The Guardian: Trump to implement ‘extreme vetting’ measures for people entering the US

 Sabrina Siddiqui in Washington Friday 27 January 2017 

The United States will impose draconian new “extreme vetting” measures for people entering the country, as part of an attempt by president Donald Trump to “keep radical Islamic terrorists out”.

“We are establishing new vetting measures, to keep radical islamic terrorists out of the United States of America,” the president said on Friday, during a visit to the Department of Defense. “We don’t want ‘em here. We want to ensure we aren’t admitting into our country the very threats that our men and women are fighting overseas.”

Trump gave no further details on the executive action, titled “Protecting the Nation from Terrorist Attacks by Foreign Nationals”, which he announced and signed on Friday. However, it has been widely reported that the order would enact a temporary ban on refugees and suspend visas to immigrants from seven Muslim-majority countries.

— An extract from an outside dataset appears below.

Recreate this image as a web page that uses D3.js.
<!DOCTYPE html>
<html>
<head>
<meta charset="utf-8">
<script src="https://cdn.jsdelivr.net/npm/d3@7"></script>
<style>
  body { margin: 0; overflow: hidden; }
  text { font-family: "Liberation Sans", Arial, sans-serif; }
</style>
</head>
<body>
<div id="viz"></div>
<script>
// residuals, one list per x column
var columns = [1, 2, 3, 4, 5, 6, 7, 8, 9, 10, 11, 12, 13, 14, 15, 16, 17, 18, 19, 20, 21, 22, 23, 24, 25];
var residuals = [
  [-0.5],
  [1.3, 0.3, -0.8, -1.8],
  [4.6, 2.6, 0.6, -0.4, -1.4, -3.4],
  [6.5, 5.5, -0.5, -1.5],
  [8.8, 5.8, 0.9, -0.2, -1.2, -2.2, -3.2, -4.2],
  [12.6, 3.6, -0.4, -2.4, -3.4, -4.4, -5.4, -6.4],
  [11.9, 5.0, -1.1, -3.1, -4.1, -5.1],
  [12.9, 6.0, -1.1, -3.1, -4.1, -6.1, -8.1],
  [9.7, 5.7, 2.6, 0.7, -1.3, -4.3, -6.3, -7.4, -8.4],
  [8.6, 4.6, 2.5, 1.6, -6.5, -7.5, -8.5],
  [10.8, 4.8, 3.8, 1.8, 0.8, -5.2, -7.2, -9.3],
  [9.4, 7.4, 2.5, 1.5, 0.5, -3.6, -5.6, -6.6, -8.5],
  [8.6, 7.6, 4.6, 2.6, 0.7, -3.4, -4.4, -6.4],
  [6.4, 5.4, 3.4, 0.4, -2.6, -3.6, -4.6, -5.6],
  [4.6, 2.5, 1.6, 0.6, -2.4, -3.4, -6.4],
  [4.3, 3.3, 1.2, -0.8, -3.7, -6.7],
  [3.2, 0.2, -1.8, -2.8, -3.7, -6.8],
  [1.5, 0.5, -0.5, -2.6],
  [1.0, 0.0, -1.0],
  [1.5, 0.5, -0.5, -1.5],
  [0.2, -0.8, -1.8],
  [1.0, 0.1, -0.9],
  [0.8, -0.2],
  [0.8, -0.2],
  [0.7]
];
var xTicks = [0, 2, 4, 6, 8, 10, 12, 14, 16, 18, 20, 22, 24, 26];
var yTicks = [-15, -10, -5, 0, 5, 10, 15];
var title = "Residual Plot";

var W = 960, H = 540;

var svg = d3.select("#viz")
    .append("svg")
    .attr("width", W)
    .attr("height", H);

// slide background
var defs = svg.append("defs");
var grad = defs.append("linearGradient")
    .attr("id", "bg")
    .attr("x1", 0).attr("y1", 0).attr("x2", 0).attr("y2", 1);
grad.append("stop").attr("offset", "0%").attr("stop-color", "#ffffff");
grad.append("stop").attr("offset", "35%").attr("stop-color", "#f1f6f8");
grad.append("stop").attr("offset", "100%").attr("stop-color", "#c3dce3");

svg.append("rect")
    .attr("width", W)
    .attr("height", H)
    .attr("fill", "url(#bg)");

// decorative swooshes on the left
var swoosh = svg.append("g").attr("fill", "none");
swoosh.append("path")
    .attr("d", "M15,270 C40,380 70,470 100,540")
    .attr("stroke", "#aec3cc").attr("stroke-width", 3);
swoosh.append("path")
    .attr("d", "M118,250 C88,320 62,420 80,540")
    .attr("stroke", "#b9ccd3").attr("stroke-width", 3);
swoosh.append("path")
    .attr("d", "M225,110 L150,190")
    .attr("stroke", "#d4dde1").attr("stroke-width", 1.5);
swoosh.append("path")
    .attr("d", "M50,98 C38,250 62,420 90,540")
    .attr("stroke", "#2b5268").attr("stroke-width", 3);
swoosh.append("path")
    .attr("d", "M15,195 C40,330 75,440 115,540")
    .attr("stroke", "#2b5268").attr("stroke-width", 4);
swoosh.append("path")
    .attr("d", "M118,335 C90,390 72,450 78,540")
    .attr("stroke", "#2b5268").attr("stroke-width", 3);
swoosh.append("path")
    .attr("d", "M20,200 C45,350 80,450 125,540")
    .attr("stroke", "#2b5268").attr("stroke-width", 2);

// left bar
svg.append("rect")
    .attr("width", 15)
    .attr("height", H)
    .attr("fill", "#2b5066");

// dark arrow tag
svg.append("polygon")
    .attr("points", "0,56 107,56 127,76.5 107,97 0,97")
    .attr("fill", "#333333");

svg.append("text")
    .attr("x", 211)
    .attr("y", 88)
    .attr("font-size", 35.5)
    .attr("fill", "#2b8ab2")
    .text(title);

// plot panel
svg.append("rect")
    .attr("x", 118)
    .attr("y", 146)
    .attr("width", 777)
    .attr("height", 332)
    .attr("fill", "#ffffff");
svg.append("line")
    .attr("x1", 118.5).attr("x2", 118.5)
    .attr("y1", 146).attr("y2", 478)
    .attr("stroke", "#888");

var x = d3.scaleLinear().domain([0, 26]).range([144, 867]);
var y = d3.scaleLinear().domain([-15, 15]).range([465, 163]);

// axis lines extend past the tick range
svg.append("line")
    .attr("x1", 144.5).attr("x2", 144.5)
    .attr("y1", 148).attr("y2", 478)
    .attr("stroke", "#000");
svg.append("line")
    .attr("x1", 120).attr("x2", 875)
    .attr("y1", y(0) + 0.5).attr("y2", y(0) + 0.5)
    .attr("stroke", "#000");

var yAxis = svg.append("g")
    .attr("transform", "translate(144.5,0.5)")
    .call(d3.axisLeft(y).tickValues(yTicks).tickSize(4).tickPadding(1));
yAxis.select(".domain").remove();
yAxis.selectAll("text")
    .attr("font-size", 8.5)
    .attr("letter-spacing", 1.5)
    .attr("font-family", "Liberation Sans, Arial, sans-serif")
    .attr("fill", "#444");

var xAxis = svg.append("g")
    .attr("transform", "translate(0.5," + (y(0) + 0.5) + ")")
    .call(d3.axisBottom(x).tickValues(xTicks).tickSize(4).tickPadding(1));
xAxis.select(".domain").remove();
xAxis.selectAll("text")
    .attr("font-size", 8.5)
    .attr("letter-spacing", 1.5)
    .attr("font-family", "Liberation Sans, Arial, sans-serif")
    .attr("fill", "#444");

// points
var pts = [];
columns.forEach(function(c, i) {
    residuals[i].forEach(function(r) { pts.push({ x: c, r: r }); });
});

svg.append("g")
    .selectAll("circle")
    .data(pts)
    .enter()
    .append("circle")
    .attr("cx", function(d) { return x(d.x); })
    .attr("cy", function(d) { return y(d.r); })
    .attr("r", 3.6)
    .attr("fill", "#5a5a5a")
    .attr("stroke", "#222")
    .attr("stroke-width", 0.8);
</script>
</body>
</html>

This would fulfil his vow to limit Muslim immigration to the United States, which he made while campaigning for the White House.

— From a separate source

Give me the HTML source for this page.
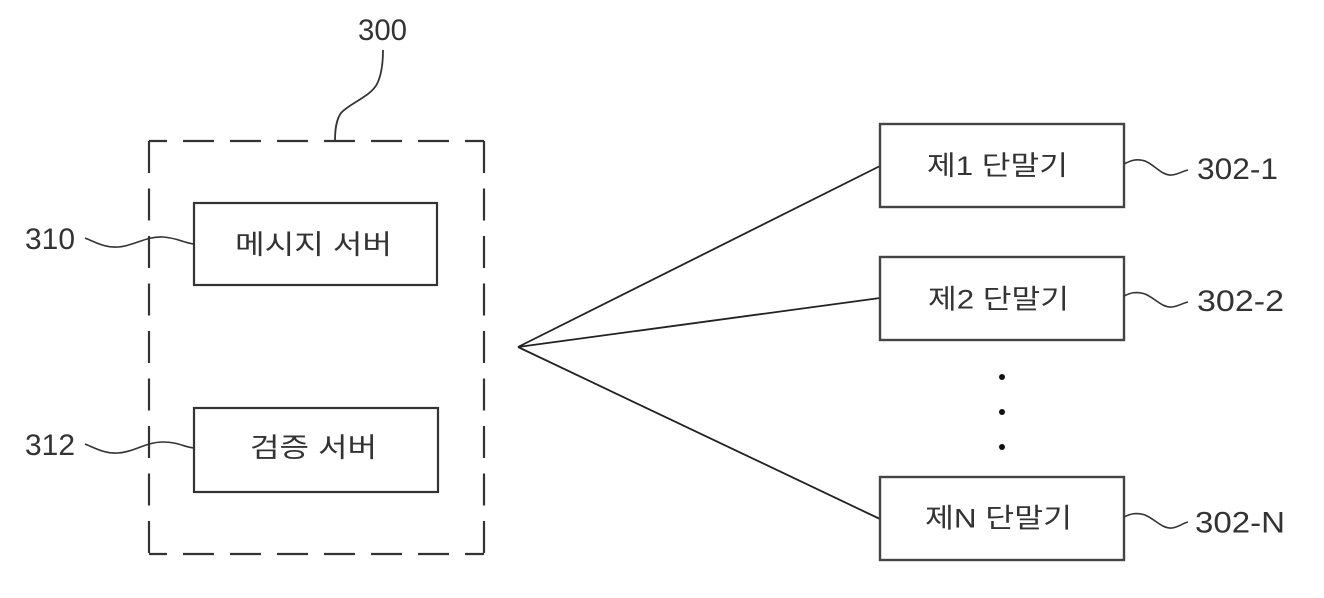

draft of the Trump administration’s executive order reviewed by the Guardian on Wednesday, characterized its purpose as “[to] prevent the admission of foreign nationals who intend to exploit the United States immigration laws for malevolent purposes”.

The draft included a 120-day ban on refugees being resettled in the US and an indefinite ban on the resettlement of Syrian refugees. It would also cap the total number of refugees entering the US in 2017 to 50,000 – more than half the previous year’s figure of 117,000.

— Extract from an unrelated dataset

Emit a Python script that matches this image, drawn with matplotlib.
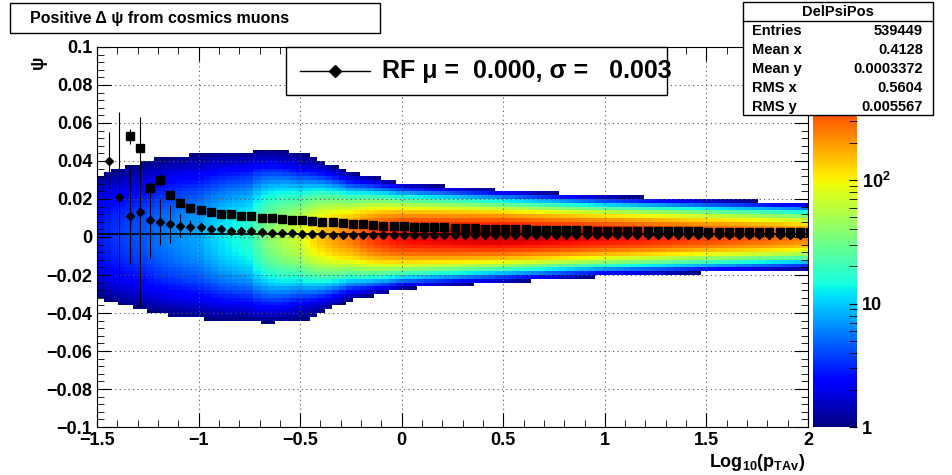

The draft indicated that visas would be suspended to people from Iraq, Libya, Somalia, Sudan, Syria, Yemen and Iran for the next 30 days.

But an analysis of terrorist attacks on US soil between 1975 and 2015, published by the Cato Institute, found that foreign nationals from those seven countries named in Trump’s draft executive order have killed zero Americans.

As a candidate, Trump repeatedly vowed to bar entry to refugees fleeing war-torn Iraq and Syria. He also called for “a total and complete shutdown” of Muslim immigration to the US, a proposal that was met with widespread condemnation from both political parties.

Trump administration officials have continued to insisted that his actions are not targeted at Muslims or any one faith. The president has himself said non-Muslim religious minorities would be prioritized for entry to the US. During an interview with the Christian Broadcasting Network on Friday, Trump said his administration would place an emphasis on helping persecuted Christians in the Middle East and North Africa.

“They’ve been horribly treated,”, Trump said. “Do you know if you were a Christian in Syria it was impossible, at least very tough to get into the United States?”

“If you were a Muslim you could come in, but if you were a Christian, it was almost impossible, and the reason that was so unfair,”, he added, falsely asserted.

“Everybody was persecuted in all fairness, but they were chopping off the heads of everybody, but more so the Christians. And I thought it was very, very unfair”.

Although Isis has targeted members of religious minorities in Syria and Iraq, including Christians and Yazidis, the vast majority of their victims have been Muslim.

The president also signed an executive order he said would begin the rebuilding of the US military by “developing a plan for new planes, new ships, new resources and new tools for our men and women in uniform.”